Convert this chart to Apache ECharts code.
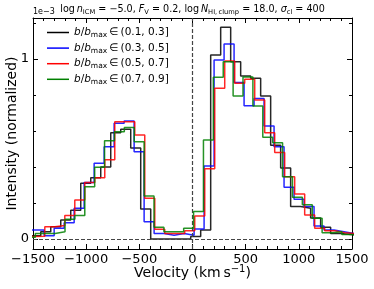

* * *

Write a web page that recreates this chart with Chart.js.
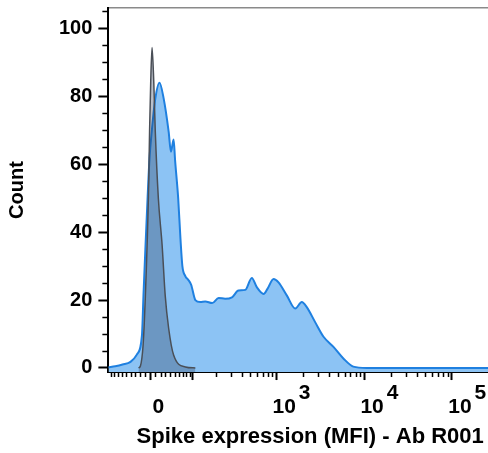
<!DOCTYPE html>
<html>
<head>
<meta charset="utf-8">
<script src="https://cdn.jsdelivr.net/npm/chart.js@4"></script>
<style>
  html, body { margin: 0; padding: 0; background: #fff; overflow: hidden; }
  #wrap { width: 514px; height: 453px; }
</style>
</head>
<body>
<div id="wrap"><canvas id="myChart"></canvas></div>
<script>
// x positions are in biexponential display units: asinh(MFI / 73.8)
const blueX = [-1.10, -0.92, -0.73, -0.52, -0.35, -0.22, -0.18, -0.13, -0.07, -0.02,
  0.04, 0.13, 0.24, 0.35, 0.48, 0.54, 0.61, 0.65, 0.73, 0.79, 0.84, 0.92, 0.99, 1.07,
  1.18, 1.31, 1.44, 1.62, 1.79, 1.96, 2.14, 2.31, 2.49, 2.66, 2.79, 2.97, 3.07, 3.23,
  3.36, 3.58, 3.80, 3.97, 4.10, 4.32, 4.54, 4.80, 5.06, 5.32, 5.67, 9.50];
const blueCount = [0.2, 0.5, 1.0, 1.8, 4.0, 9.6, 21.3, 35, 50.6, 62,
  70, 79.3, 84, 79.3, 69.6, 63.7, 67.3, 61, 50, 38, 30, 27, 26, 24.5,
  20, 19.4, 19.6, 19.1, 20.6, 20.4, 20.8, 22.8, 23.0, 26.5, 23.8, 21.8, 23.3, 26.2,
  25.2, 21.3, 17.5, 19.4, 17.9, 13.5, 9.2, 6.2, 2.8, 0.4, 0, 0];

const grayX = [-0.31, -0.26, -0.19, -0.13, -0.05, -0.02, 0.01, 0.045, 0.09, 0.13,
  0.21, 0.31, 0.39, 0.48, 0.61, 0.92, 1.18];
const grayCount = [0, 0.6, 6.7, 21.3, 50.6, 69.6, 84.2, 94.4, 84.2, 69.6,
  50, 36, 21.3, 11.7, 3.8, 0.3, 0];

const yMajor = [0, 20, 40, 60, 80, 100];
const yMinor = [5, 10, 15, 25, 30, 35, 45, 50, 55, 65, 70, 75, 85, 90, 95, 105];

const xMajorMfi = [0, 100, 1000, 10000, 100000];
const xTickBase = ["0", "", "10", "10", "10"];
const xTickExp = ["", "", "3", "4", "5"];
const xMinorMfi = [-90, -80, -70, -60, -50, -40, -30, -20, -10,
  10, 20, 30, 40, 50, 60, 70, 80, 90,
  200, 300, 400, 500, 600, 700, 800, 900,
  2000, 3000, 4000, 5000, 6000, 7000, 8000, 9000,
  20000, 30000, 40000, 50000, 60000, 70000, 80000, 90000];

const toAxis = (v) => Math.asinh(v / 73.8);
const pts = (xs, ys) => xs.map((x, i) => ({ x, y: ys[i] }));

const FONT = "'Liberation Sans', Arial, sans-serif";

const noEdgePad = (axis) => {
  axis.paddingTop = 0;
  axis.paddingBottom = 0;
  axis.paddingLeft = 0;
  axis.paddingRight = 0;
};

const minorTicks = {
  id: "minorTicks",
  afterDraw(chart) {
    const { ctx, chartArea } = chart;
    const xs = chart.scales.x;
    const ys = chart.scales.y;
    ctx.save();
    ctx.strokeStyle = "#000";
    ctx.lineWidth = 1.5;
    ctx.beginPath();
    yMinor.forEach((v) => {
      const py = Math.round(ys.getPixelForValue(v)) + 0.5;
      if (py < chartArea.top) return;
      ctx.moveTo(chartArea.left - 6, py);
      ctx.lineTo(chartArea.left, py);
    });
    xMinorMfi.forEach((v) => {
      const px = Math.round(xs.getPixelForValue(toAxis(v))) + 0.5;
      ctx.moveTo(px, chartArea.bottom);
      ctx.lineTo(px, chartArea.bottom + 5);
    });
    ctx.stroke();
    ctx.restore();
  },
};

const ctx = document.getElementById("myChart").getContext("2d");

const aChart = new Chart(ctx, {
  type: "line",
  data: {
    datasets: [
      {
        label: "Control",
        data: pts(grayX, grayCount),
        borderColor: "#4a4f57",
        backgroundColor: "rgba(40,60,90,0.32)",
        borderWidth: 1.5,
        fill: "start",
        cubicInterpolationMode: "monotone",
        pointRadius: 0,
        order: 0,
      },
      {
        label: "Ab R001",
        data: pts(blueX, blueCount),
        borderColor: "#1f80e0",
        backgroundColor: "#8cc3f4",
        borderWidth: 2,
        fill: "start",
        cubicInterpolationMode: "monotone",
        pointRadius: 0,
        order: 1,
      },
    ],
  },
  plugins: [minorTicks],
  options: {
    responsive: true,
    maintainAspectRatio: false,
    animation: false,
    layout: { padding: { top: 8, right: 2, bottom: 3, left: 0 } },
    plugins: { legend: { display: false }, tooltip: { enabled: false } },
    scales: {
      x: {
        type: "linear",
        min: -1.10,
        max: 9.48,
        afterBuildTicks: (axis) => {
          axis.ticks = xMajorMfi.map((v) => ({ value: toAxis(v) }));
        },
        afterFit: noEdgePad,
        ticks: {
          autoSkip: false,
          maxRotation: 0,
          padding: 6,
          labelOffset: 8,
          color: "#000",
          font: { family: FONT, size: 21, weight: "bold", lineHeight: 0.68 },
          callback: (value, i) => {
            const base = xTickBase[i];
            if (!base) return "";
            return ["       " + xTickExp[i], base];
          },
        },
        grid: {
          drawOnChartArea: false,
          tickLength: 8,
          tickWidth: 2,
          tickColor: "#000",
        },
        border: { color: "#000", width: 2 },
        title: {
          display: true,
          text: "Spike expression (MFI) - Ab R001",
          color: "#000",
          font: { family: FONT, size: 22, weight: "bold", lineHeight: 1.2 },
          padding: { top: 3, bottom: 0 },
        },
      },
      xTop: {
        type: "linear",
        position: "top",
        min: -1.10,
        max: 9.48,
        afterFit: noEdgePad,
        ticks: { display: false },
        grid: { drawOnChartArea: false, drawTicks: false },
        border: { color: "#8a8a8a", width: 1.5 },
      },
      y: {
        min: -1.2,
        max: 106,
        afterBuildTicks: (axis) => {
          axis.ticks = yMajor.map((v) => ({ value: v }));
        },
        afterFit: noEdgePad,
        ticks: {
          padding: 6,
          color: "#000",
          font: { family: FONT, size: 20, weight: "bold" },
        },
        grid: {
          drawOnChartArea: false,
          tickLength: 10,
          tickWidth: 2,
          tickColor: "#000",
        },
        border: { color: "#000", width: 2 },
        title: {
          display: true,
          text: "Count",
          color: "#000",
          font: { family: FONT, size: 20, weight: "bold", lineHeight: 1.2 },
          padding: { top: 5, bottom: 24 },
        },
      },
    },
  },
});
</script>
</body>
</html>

* * *

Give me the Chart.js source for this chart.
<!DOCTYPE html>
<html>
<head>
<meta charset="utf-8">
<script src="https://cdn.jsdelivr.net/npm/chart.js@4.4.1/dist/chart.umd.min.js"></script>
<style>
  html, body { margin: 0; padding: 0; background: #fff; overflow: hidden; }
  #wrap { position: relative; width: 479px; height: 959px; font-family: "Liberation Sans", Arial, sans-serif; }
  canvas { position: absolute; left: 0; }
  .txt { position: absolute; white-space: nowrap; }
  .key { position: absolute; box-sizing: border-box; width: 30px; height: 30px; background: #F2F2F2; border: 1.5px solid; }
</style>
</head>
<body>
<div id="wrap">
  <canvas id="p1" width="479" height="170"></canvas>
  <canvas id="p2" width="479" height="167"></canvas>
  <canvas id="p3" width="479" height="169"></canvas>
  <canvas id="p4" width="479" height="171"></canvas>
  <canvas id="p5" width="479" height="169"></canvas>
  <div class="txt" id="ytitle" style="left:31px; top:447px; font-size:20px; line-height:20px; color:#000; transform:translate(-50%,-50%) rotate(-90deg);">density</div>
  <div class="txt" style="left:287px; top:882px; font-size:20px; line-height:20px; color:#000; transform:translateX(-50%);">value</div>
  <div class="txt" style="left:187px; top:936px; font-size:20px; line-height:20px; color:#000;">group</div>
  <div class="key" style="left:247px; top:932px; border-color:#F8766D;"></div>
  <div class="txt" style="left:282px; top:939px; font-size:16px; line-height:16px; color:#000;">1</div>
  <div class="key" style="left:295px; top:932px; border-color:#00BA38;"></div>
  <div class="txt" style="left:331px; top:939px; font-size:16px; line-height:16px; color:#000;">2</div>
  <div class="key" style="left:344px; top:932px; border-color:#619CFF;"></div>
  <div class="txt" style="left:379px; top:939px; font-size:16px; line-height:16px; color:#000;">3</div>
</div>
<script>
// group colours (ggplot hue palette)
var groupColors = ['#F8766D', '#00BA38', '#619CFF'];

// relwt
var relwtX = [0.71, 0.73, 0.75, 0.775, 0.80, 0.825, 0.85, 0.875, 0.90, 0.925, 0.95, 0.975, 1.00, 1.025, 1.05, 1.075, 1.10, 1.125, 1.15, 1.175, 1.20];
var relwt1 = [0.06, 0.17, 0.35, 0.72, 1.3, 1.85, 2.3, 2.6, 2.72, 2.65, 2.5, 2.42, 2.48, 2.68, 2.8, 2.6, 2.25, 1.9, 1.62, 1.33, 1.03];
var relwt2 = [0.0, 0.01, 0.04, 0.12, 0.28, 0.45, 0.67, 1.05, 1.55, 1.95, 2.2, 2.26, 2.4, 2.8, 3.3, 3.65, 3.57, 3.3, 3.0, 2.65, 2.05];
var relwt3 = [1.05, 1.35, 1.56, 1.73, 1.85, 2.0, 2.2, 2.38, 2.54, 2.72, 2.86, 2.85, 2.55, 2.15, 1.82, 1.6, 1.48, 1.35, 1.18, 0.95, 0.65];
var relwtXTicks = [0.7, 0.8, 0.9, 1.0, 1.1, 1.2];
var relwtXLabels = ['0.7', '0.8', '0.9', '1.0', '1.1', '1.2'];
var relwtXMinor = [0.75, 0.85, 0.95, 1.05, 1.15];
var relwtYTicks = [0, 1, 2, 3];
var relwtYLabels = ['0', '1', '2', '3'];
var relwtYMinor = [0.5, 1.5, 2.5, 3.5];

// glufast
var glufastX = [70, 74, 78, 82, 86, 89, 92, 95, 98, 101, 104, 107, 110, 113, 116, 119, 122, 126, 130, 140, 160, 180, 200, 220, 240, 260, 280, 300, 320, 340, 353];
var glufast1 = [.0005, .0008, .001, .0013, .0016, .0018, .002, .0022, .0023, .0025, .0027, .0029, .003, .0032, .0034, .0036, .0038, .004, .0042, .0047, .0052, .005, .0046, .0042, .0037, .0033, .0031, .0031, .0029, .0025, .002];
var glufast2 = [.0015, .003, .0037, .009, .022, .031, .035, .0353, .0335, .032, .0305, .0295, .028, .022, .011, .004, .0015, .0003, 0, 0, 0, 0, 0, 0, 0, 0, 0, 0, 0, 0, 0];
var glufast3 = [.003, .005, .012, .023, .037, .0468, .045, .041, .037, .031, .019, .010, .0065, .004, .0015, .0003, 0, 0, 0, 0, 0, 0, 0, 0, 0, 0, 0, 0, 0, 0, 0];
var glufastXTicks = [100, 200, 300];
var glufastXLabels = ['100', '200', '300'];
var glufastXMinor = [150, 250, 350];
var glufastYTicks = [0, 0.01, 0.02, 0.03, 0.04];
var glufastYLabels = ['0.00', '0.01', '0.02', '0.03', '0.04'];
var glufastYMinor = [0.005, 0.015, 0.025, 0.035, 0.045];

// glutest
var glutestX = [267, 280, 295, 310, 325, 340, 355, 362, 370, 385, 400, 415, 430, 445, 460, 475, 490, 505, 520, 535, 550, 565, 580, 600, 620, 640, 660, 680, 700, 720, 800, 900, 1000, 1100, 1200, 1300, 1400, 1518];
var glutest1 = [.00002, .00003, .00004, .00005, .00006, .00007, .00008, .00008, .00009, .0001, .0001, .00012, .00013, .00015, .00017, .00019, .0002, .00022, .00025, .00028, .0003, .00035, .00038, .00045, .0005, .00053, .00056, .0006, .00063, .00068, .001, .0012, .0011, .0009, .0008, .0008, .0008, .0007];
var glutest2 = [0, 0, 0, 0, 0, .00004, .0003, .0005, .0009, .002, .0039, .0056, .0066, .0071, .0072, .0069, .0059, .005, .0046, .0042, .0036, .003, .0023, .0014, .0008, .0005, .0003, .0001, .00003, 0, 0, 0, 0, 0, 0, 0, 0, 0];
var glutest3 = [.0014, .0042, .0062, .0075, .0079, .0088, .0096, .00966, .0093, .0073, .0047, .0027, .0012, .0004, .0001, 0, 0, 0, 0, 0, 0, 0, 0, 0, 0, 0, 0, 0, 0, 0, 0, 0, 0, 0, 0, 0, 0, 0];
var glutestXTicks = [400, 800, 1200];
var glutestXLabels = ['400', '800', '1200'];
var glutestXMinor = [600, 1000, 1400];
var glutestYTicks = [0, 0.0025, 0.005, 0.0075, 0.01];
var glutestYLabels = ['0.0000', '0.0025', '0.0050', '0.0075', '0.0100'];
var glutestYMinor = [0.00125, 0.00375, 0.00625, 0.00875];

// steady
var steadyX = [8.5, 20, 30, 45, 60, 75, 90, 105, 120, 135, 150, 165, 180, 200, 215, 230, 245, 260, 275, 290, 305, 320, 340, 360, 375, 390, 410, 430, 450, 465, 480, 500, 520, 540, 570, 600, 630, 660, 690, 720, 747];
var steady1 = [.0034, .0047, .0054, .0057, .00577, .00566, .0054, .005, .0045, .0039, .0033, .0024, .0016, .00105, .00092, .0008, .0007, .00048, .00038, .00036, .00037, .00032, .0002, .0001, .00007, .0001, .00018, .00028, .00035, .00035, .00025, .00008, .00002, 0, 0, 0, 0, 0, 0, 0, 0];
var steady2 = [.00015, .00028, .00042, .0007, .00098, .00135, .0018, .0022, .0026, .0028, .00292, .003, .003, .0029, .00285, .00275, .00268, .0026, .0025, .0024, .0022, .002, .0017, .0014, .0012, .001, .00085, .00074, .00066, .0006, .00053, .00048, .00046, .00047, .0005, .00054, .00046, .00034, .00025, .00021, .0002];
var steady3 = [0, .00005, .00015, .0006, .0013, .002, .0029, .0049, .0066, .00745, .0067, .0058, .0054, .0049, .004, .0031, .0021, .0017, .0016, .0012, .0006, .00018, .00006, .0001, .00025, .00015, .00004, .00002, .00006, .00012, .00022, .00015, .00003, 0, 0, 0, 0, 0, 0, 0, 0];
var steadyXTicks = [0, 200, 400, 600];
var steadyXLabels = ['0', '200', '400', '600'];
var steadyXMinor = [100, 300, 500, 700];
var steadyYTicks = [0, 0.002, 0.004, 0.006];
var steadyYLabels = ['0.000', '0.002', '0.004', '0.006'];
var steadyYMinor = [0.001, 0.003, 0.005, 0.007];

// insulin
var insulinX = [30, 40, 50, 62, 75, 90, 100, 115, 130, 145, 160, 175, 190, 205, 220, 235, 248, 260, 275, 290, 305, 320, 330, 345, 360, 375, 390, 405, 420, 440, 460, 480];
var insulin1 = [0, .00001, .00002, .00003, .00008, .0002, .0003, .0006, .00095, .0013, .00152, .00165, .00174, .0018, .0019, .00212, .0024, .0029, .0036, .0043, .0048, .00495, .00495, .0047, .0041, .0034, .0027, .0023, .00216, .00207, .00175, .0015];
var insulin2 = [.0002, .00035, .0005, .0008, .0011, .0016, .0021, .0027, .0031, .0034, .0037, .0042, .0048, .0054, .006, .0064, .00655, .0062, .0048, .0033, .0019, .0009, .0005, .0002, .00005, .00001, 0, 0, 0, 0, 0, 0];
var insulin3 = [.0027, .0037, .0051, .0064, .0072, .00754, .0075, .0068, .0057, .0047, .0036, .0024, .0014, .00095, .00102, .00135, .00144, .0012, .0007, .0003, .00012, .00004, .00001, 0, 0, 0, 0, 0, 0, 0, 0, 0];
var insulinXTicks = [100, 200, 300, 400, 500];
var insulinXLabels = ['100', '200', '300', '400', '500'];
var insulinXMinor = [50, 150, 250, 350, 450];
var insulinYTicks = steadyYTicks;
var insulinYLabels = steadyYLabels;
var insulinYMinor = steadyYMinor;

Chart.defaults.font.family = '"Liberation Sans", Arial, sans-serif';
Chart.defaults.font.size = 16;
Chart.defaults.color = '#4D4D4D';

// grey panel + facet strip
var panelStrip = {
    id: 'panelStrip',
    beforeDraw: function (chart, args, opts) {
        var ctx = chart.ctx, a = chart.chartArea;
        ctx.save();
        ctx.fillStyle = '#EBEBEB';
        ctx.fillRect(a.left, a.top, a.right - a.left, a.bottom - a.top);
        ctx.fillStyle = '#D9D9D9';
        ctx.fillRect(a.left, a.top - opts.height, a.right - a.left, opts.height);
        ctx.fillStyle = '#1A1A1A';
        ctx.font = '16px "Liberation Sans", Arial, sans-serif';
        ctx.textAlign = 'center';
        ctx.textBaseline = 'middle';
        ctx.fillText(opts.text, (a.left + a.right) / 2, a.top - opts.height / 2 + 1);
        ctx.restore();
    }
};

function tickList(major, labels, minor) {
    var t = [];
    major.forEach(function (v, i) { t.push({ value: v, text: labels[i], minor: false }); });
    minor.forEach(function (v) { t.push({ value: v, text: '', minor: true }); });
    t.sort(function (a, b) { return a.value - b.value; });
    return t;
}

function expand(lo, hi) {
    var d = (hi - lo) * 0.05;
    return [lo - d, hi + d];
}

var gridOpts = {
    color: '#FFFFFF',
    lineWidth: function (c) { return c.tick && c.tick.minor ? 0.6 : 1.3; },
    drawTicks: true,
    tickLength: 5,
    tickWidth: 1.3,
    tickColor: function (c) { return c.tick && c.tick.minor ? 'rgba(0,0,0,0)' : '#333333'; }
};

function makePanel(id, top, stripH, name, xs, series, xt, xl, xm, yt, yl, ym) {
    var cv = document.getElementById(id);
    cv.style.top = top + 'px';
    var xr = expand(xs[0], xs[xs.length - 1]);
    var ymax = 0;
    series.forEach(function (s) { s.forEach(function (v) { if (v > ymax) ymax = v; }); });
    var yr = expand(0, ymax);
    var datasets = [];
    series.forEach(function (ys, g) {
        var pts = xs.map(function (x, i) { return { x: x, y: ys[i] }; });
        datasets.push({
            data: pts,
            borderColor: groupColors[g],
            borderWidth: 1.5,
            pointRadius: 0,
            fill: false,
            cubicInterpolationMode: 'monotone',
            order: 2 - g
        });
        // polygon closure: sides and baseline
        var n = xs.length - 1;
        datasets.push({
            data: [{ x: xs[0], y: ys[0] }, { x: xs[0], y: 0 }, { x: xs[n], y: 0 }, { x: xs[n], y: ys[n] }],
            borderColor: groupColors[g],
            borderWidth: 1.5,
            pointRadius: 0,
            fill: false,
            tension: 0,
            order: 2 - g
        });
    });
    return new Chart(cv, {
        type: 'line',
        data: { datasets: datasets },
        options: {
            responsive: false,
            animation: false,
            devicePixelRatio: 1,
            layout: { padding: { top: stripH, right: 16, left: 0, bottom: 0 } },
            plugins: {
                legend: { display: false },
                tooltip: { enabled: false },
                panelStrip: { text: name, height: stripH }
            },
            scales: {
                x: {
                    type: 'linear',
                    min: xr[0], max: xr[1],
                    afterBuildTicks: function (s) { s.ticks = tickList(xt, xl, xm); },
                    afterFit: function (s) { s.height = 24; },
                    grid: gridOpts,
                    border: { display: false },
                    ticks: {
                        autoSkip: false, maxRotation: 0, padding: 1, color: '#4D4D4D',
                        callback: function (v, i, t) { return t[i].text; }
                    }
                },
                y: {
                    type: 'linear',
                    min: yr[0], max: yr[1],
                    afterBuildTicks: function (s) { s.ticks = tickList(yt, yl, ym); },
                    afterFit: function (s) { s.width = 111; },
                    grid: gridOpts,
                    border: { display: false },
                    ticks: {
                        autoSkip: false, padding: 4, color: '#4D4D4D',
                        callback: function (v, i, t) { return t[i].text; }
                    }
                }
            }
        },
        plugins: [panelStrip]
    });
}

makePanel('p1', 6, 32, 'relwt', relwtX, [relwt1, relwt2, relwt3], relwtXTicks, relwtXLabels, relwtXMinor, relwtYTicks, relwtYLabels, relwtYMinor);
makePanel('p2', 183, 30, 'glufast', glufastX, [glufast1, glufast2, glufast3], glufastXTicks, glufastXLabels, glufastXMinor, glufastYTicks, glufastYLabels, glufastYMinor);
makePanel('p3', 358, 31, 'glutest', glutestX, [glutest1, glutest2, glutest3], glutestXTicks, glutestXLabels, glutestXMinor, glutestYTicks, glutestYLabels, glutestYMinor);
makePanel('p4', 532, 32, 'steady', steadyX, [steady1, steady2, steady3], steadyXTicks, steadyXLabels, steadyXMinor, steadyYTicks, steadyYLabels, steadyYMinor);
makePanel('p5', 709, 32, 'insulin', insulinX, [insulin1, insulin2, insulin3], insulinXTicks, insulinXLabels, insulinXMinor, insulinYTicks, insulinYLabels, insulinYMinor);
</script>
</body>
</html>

* * *

Find how many lines in the listing hold "this", and reply with that number only.

3